The Lost Melody Theorem for Infinite Time Blum-Shub-Smale Machines

TL;DR

This paper extends the lost melody theorem to Infinite Time Blum-Shub-Smale machines, showing the existence of recognizable but non-computable reals and their placement in the constructible hierarchy.

Contribution

It proves the lost melody theorem for ITBMs, characterizes recognizable reals as hyperarithmetic, and analyzes their hierarchy placement.

Findings

Existence of non-computable, recognizable reals for ITBMs.

ITBM-recognizable reals are hyperarithmetic.
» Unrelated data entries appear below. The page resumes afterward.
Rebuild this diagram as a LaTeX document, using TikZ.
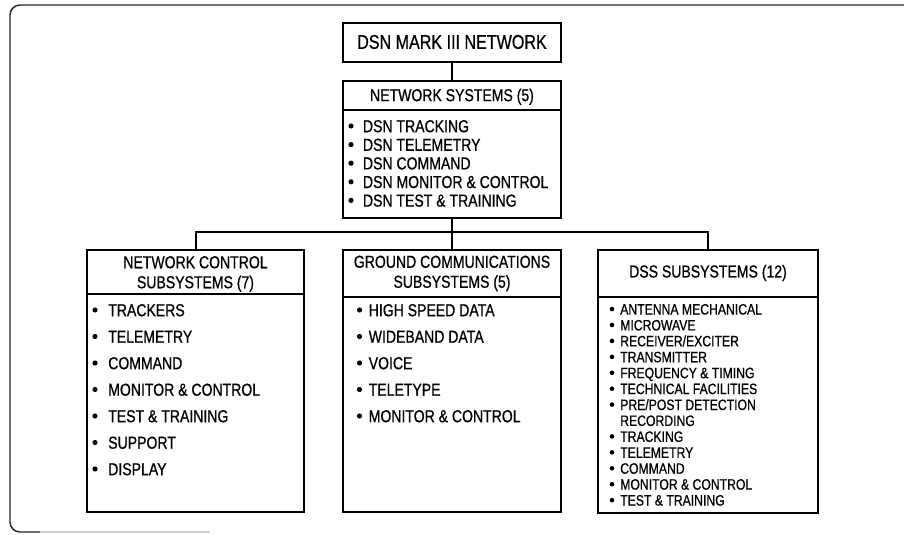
\documentclass[tikz,border=0pt]{standalone}
\usepackage{fontspec}
\setmainfont[FakeStretch=0.81,FakeBold=0.7]{Liberation Sans}
\usetikzlibrary{fit}
\begin{document}
\begin{tikzpicture}[x=0.75pt,y=-0.75pt,
  box/.style={draw, line width=1.5pt, rectangle, inner sep=0pt},
  hdr/.style={inner sep=0pt, align=center, font=\fontsize{13}{15}\selectfont},
  itm/.style={inner sep=0pt, anchor=base west, font=\fontsize{13}{15}\selectfont},
  sitm/.style={inner sep=0pt, anchor=base west, font=\fontsize{11.3}{13}\selectfont},
  link/.style={line width=1.5pt},
  dot/.style={fill=black},
  frame/.style={line width=1.1pt, black!85}]
\useasboundingbox (0,0) rectangle (904,535);
% outer frame
\draw[frame, rounded corners=7.5pt] (910,5) -- (10,5) -- (10,532) -- (40,532);
\draw[gray!35, line width=1pt] (40,532) -- (210,532);

% boxes
\node[box, fit={(343,23) (561,62)}] (title) {};
\node[box, fit={(343,81) (561,218)}] (ns) {};
\node[box, fit={(87,250) (304,512)}] (nc) {};
\node[box, fit={(343,250) (561,512)}] (gc) {};
\node[box, fit={(598,250) (818,513)}] (dss) {};
\draw[link] (ns.west |- 0,110) -- (ns.east |- 0,110);
\draw[link] (nc.west |- 0,294) -- (nc.east |- 0,294);
\draw[link] (gc.west |- 0,297) -- (gc.east |- 0,297);
\draw[link] (dss.west |- 0,297) -- (dss.east |- 0,297);

% connectors
\coordinate (bus) at (452,231.7);
\draw[link] (title.south) -- (ns.north);
\draw[link] (ns.south) -- (gc.north);
\draw[link] (nc.north) |- (bus) -| (dss.north);

% texts
\node[inner sep=0pt, font=\fontsize{14.9}{17}\selectfont] (tt) at (452,42) {DSN MARK III NETWORK};
\node[hdr] (nsh) at (452,96.7) {NETWORK SYSTEMS (5)};
\node[hdr] (nch) at (195.5,274) {NETWORK CONTROL\\SUBSYSTEMS (7)};
\node[hdr] (gch) at (452,273.5) {GROUND COMMUNICATIONS\\SUBSYSTEMS (5)};
\node[hdr] (dssh) at (708,273) {DSS SUBSYSTEMS (12)};

\foreach \t [count=\i] in {DSN TRACKING, DSN TELEMETRY, DSN COMMAND, DSN MONITOR \& CONTROL, DSN TEST \& TRAINING}{
  \node[itm] (nsi\i) at (362.7,{132.2+18.6*(\i-1)}) {\t};
  \fill[dot] (nsi\i.base west) ++(-11.7,-6.2) circle (2.6);}

\foreach \t [count=\i] in {TRACKERS, TELEMETRY, COMMAND, MONITOR \& CONTROL, TEST \& TRAINING, SUPPORT, DISPLAY}{
  \node[itm] (nci\i) at (108,{316.2+26.5*(\i-1)}) {\t};
  \fill[dot] (nci\i.base west) ++(-13,-6.2) circle (2.6);}

\foreach \t [count=\i] in {HIGH SPEED DATA, WIDEBAND DATA, VOICE, TELETYPE, MONITOR \& CONTROL}{
  \node[itm] (gci\i) at (368.5,{316.2+26.5*(\i-1)}) {\t};
  \fill[dot] (gci\i.base west) ++(-9,-6.2) circle (2.6);}

\foreach \k/\t [count=\i] in {0/ANTENNA MECHANICAL, 1/MICROWAVE, 2/RECEIVER\slash EXCITER, 3/TRANSMITTER, 4/FREQUENCY \& TIMING, 5/TECHNICAL FACILITIES, 6/PRE\slash POST DETECTION, 8/TRACKING, 9/TELEMETRY, 10/COMMAND, 11/MONITOR \& CONTROL, 12/TEST \& TRAINING}{
  \node[sitm] (dssi\i) at (620,{314.5+15.92*\k}) {\t};
  \fill[dot] (dssi\i.base west) ++(-8,-5.4) circle (2.3);}
\node[sitm] (dssr) at (620,{314.5+15.92*7}) {RECORDING};
\end{tikzpicture}
\end{document}
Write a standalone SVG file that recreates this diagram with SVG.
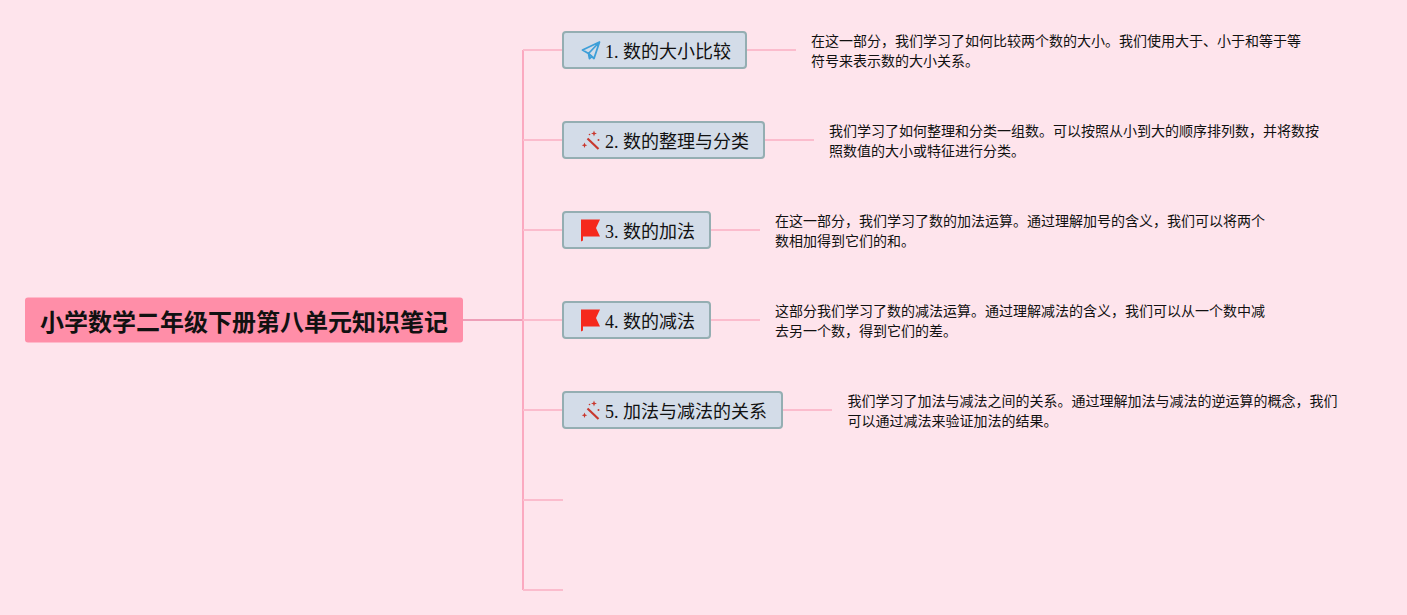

Recognizable and unrecognizable reals appear at every level below $L_{\omega_1^{CK}}$.

Abstract

We consider recognizability for Infinite Time Blum-Shub-Smale machines, a model of infinitary computability introduced in Koepke and Seyfferth [KS]. In particular, we show that the lost melody theorem (originally proved for ITTMs in Hamkins and Lewis [HL]), i.e. the existence of non-computable, but recognizable real numbers, holds for ITBMs, that ITBM-recognizable real numbers are hyperarithmetic and that both ITBM-recognizable and ITBM-unrecognizable real numbers appear at every level of the constructible hierarchy below $L_{\omega_{1}^{\text{CK}}}$ at which new real numbers appear at all.